With respect to the time horizon the following points are relevant: IAMs can help to provide an order of magnitude estimate for the resources that will be necessary to meet losses and damages estimates, but a bottom-up sector-by-sector analysis of existing and projected losses will be necessary. The challenge is to link the two approaches. At present we have the IAM analysis that draws on the bottom-up data in a rather crude way. The current bottom-up analysis for sectors such as agriculture, health etc. is more detailed but does not generally take account of the overall economic profile for the country or region. Uncertainty regarding future damages from climate change is very large in the long-term (2050–2100), especially if some tipping-points are crossed, but more moderate in the near (2020–2030) and medium-term (2030–2050). Thus, the longer the time horizon being considered the greater the uncertainty about the possible level of Loss and Damage. Some of these uncertainties are reduced significantly when mitigation is undertaken but also through adaptation. Previous sections show that low emission mitigation pathways can reduce future damages remarkably and their uncertainty range, and that adaptation measures can reduce residual damages.

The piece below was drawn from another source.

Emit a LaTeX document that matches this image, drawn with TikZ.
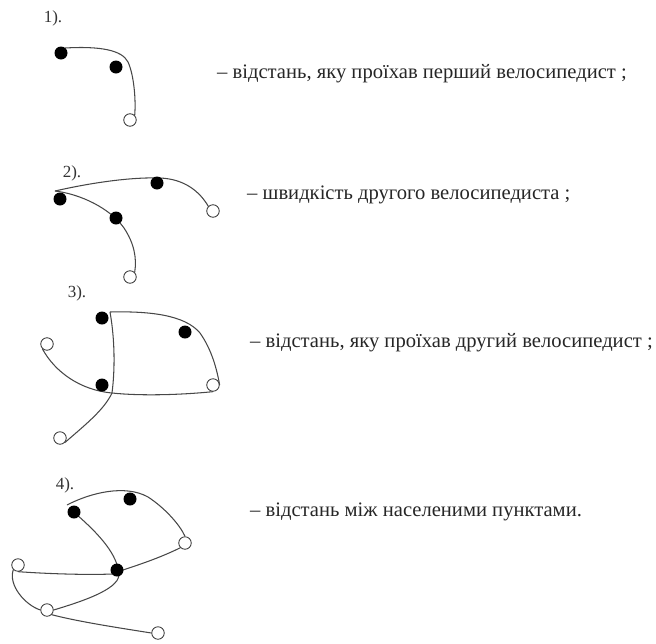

In view of these facts one of the first objectives in the near term is for a L&D finance mechanism to get established with the sufficient amount of monetary resources to cover the current existing losses directly attributed to climate change (not to natural variability). In the medium and the long term, it is important that the current design of financing mechanism is flexible enough in order to scale up the financing if and when necessary.